How do I get the free bonus chapter?+

Sign up for The Crown Letters at ravenvandermere.com/bonus-chapter. The chapter is delivered to your inbox within 30 seconds of signup.

Will the bonus content spoil the books?+

Bonus chapters are scoped to the latest released book. Subscribers who have read Book One can safely read all bonus content released so far without spoilers for Books Two through Six.

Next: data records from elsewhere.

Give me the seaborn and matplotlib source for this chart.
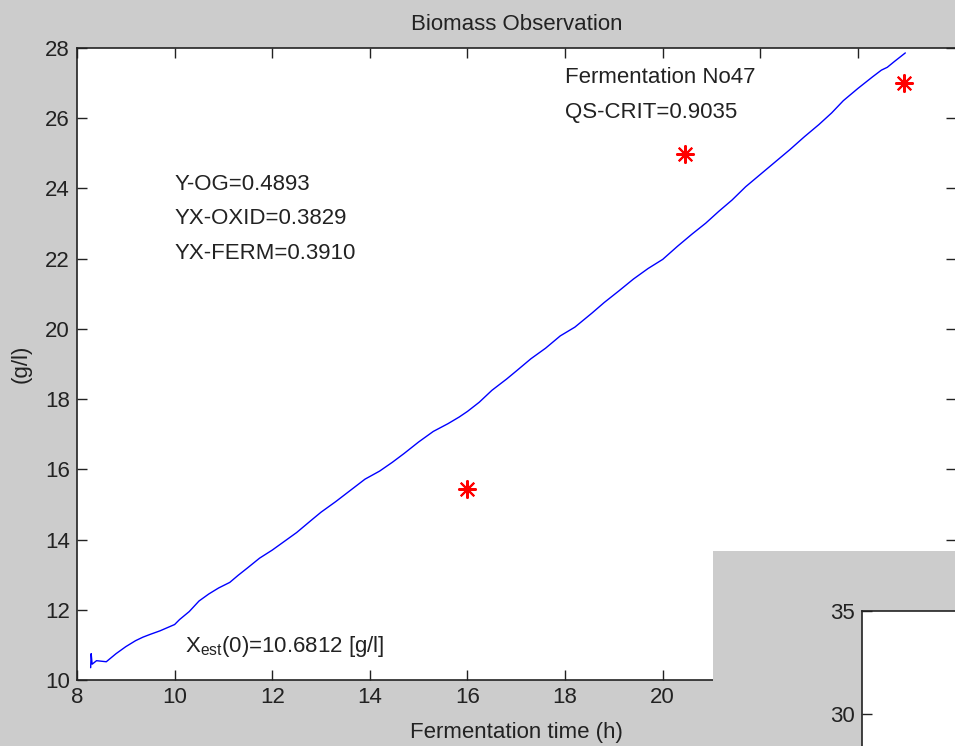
import matplotlib
matplotlib.use("Agg")
import matplotlib.pyplot as plt
import seaborn as sns
import pandas as pd

# ---- data ----
time_h = [8.28, 8.29, 8.31, 8.40, 8.60, 8.80, 9.00, 9.20, 9.35, 9.50, 9.70, 9.90,
          10.00, 10.10, 10.30, 10.50, 10.70, 10.90, 11.13, 11.30, 11.50, 11.74,
          12.00, 12.20, 12.50, 12.80, 13.00, 13.30, 13.60, 13.90, 14.20, 14.46,
          14.70, 15.00, 15.30, 15.60, 15.83, 16.00, 16.24, 16.50, 16.80, 17.00,
          17.30, 17.60, 17.90, 18.20, 18.55, 18.80, 19.10, 19.40, 19.70, 20.00,
          20.30, 20.60, 20.88, 21.15, 21.42, 21.70, 22.00, 22.30, 22.60, 22.90,
          23.20, 23.46, 23.70, 24.00, 24.30, 24.48, 24.60, 24.75, 24.97]
biomass_est = [10.35, 10.75, 10.45, 10.55, 10.52, 10.75, 10.95, 11.12, 11.22, 11.30, 11.40, 11.52,
               11.58, 11.72, 11.95, 12.25, 12.45, 12.62, 12.78, 12.98, 13.20, 13.47,
               13.70, 13.90, 14.20, 14.55, 14.78, 15.08, 15.40, 15.72, 15.95, 16.20,
               16.45, 16.78, 17.08, 17.30, 17.49, 17.65, 17.91, 18.25, 18.57, 18.80,
               19.15, 19.45, 19.80, 20.05, 20.45, 20.75, 21.08, 21.42, 21.72, 21.98,
               22.35, 22.70, 23.01, 23.35, 23.67, 24.05, 24.40, 24.75, 25.10, 25.47,
               25.82, 26.15, 26.50, 26.85, 27.18, 27.37, 27.45, 27.62, 27.86]
obs_time = [16.0, 20.45, 24.95]
obs_biomass = [15.45, 24.97, 27.0]

x_ticks = [8, 10, 12, 14, 16, 18, 20, 22, 24, 26]
y_ticks = [10, 12, 14, 16, 18, 20, 22, 24, 26, 28]
inset_y_ticks = [30, 35]

BG = "#cccccc"
FS = 16

sns.set_theme(style="ticks")
plt.rcParams["font.family"] = ["Liberation Sans", "DejaVu Sans"]
plt.rcParams["mathtext.default"] = "regular"

fig = plt.figure(figsize=(9.55, 7.46), dpi=100, facecolor=BG)
ax = fig.add_axes([77 / 955, 66 / 746, 878.6 / 955, 632 / 746])
ax.set_facecolor("white")

line_df = pd.DataFrame({"t": time_h, "x": biomass_est})
obs_df = pd.DataFrame({"t": obs_time, "x": obs_biomass})

sns.lineplot(data=line_df, x="t", y="x", ax=ax, color="#0000ff", linewidth=1.0,
             estimator=None, sort=False)
sns.scatterplot(data=obs_df, x="t", y="x", ax=ax, color="#ff0000",
                marker=(8, 2, 0), s=150, linewidth=1.5, edgecolor="#ff0000")

ax.set_xlim(8, 26)
ax.set_ylim(10, 28)
ax.set_xticks(x_ticks)
ax.set_yticks(y_ticks)
ax.tick_params(direction="in", length=7, width=1, colors="#222222",
               top=True, right=True, labelsize=FS, pad=5)
# labels under the overlapping window are hidden in the reference
for lbl, pos in zip(ax.get_xticklabels(), x_ticks):
    if pos > 21:
        lbl.set_visible(False)
for s in ax.spines.values():
    s.set_color("#222222")
    s.set_linewidth(1.2)

ax.set_title("Biomass Observation", fontsize=FS, pad=13, color="#222222")
ax.set_xlabel("Fermentation time (h)", fontsize=FS, labelpad=10, color="#222222")
ax.set_ylabel("(g/l)", fontsize=FS, labelpad=10, color="#222222")

tk = dict(fontsize=FS, color="#222222", ha="left", va="baseline")
ax.text(17.99, 27.0, "Fermentation No47", **tk)
ax.text(17.99, 26.0, "QS-CRIT=0.9035", **tk)
ax.text(9.99, 23.95, "Y-OG=0.4893", **tk)
ax.text(9.99, 23.0, "YX-OXID=0.3829", **tk)
ax.text(9.99, 22.0, "YX-FERM=0.3910", **tk)
ax.text(10.21, 10.79, "X$_{est}$(0)=10.6812 [g/l]", **tk)

# overlapping second window (gray panel with another axes)
panel = fig.add_axes([713 / 955, 0, 242 / 955 + 0.01, 195 / 746])
panel.set_facecolor(BG)
panel.set_xticks([])
panel.set_yticks([])
for s in panel.spines.values():
    s.set_visible(False)
panel.set_zorder(5)

inset = fig.add_axes([862 / 955, -149 / 746, 0.2, 284 / 746])
inset.set_facecolor("white")
inset.set_ylim(35 - 284 / 20.6, 35)
inset.set_yticks(inset_y_ticks)
inset.set_xticks([])
inset.tick_params(axis="y", direction="in", length=7, width=1, colors="#222222",
                  labelsize=FS, pad=5)
for s in inset.spines.values():
    s.set_color("#222222")
    s.set_linewidth(1.2)
inset.set_zorder(6)

fig.savefig("out.png", dpi=100, facecolor=BG)
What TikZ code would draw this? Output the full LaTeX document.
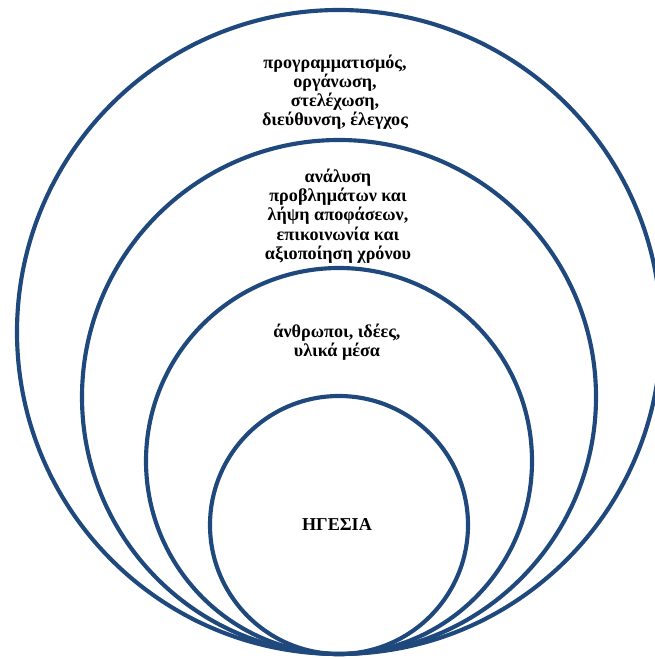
\documentclass[tikz,border=0pt]{standalone}
\usepackage{fontspec}
\setmainfont{Liberation Serif}
\definecolor{ringblue}{HTML}{1F497D}
\begin{document}
\begin{tikzpicture}[x=0.75pt,y=-0.75pt,
  ring/.style={circle,draw=ringblue,line width=3.1pt,inner sep=0pt,outer sep=0pt},
  label/.style={align=center,font=\fontsize{13.6pt}{14.4pt}\selectfont\bfseries,inner sep=0pt}]
  \useasboundingbox (0,0) rectangle (655,659);
  \clip (0,0) rectangle (655,659);
  % four nested rings, all touching at the bottom
  \node[ring,minimum size=483pt] (outer) at (339,332) {};
  \node[ring,minimum size=385.5pt] (second) at (339,397) {};
  \node[ring,minimum size=289.5pt] (third) at (339,461) {};
  \node[ring,minimum size=193.5pt] (inner) at (339,525) {};
  % ring captions
  \node[label] (t1) at (335,92) {προγραμματισμός,\\οργάνωση,\\στελέχωση,\\διεύθυνση, έλεγχος};
  \node[label] (t2) at (338,216) {ανάλυση\\προβλημάτων και\\λήψη αποφάσεων,\\επικοινωνία και\\αξιοποίηση χρόνου};
  \node[label] (t3) at (337,342) {άνθρωποι, ιδέες,\\υλικά μέσα};
  \node[label] (t4) at (337,525) {ΗΓΕΣΙΑ};
\end{tikzpicture}
\end{document}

Similar reads and discovery

What books are similar to Whispermark?+

Readers who enjoy Whispermark frequently also love: Caroline Peckham's Zodiac Academy and Darkmore Penitentiary series; Carissa Broadbent's The Serpent and the Wings of Night; Sarah J. Maas's A Court of Thorns and Roses; Penn Cole's Spark of the Everflame; Kerri Maniscalco's Kingdom of the Wicked; Rebecca Yarros's Fourth Wing; Jennifer L. Armentrout's From Blood and Ash; and Holly Renee's Crown of Bones. Whispermark sits at the dark, Why-Choose, fae-court end of that shelf.

Is this for ACOTAR fans?+

Yes — if you loved A Court of Thorns and Roses but wished the fae court politics ran deeper, the magic system had a price, and the four-mate ending was the actual ending rather than the alternate-universe what-if. Whispermark is built for that reader.

Is this for Caroline Peckham fans?+

Yes. If you came to romantasy through Caroline Peckham's Zodiac Academy or Brutal Boys of Everlake Prep, the Why-Choose structure, the four mates, the slow burn, and the explicit on-page sexual content will land familiar. The setting is fae court rather than academy, but the architecture of the romance is the same kind of unapologetic.

Is this for Carissa Broadbent fans?+

Yes — particularly if you loved The Serpent and the Wings of Night's atmosphere and the way Broadbent writes a heroine carrying a power she did not ask for. Whispermark has the same gothic register and the same kind of morally compromised love interests.